Seems weird that there’s this big pro-board shuffle right smack between the ASR’s, but what the fuck right? Summer’s here. Time for the young bucks to live it up while they’re young, time for old dudes like Klein to have their “Summer of Klein” complete with cheese block and fridge chair before… well I guess before going back to the same shit he’s been doing for these past 10 years that hasn’t really involved much skating.

The big news of course was at Girl, where every day’s a party in this post “Fully Flared” era. They throw you a surprise shindig for getting on the team, Guy Mariano skates with you all the time, and you get to go on vacation with Frank Gerwer. I mean, Jesus Christ. So what to do, what to do, with three super-ams that are no doubt getting offers left and right, two of them already opting for bigger shoe paychecks, all fresh off video parts… bite the bullet and turn em all pro at once I suppose. Kareem, in his infinite wisdom, pulled the same shit with P-rod and Mikey Taylor, if you’ll recall, and they were kind enough to sell a few City Stars boards before jumping ship. So hopefully everybody over at the Crailtap camp enjoys the hugs and rainbows while they last.
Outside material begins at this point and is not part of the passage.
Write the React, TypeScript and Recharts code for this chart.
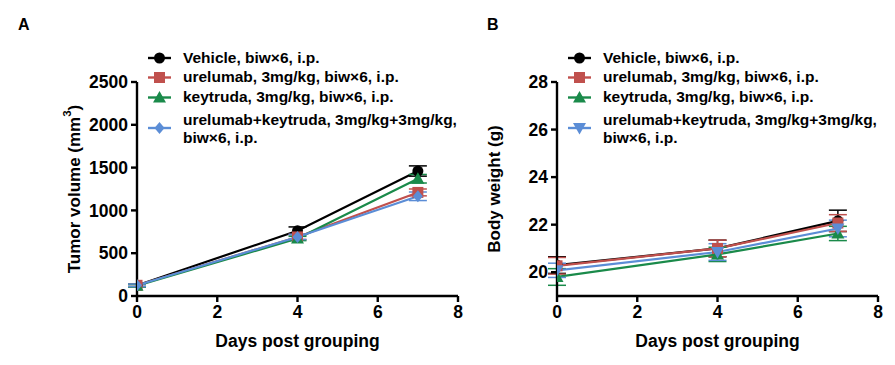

Turning in his pro board is Jeremy Klein, and let me tell you, this news shocked me to the core. Now, I understand he’s got a part in the Birdhouse video that came out last fall, which I haven’t seen because nobody saw it. (Quote from Tony Hawk at the premiere: “We’re still here.”) Which is partly why it’s such a surprise, this retirement. You’d think with a new video part, he’d have justification to keep his board on shelves for another five years, at least. If Jeremy Klein can’t milk a video part for 10-plus years, who can?

Anyway. At DLX there’s rumblings of Van Wastell getting a board this fall, which is kind of overdue in a Pappalardo-Wenning sort of way, when you look at Bobby Worrest. I mean, I’m a big Worrest fan, but I can see why a Van Wastell fan would be bummed that it’s taken so long for the dude to get the pro nod. In sadder news it appears Flip may retire Ali’s board next fall. Flip site says Boulala’s up for parole in two years, at which point he’ll hopefully be back in some kind of skating form.